Tous mes camarades de classe étaient fébriles. Ils savaient l'intense moment de solitude qui les attendait, et ils redoutaient leur passage comme des veaux fermiers que l'on étiquetterait à l'oreille à l'aide d'une agrafeuse de numéro.
Dans la liste, j'étais le douzième à passer. Bien entendu, je n'étais pas là la semaine dernière donc je n'avais ni eu le temps d'apprendre le morceau, ni eu l'idée d'apporter ma flûte à bec.
Pas grave. Je demandais dignement à mon binôme de me prêter son instrument au moment de ma sentence. Il y consentit avec un solennel gémissement, comme si ma bave allait souiller sa flûte.
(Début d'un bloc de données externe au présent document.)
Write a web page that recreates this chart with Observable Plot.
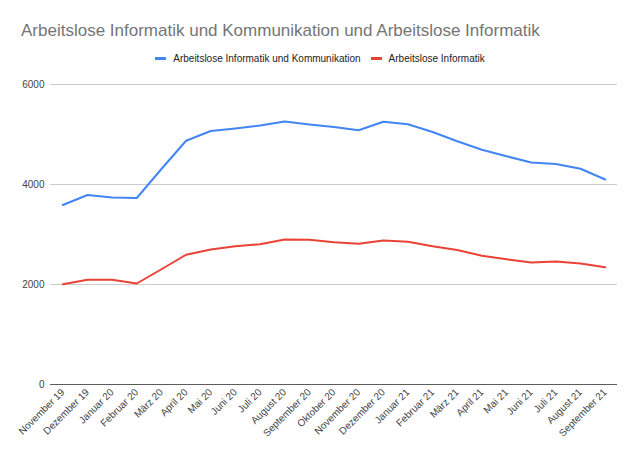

Puis, muni de l'instrument de torture, je me mis à écouter les onze premiers condamnés. Sans souffler dans le tube à trous, j'essayer d'imaginer les doigtés qui pouvaient correspondre au morceau. Je sentais le désespoir m'envahir, et surtout, la ridiculisation me gagner. Je tremblais de tout mon coeur, et mes mains étaient moites d'appréhension.
Puis vint mon tour. Je me levai tel un bagnard, traînant des pieds vers l'estrade, puis me figeais devant l'auditoire.
Et puis, mécaniquement, limpidement, distinctement:
mi do re mi sol re re re
mi do re mi sol la la la
do si la sol
do si la sol
mi do re mi sol re re re
mi do re mi sol la si doooooooo!
Soudain, gigantesque tonnerre d'applaudissements, fièvre fanatique d'acclamations, défoulement débridé de 59 camarades de classe aux yeux bridés, 59 paires de mains qui frappent les bureaux branlants, 59 paires de pieds qui tapent sur le parquet de la classe, jubilation générale et raz de marée de hourras façon coréenne.
Moi le cancre de la classe, moi le dernier en toutes matières, j'avais prouvé au monde entier de l'univers que oui, j'étais capable de faire quelque chose de juste et de beau.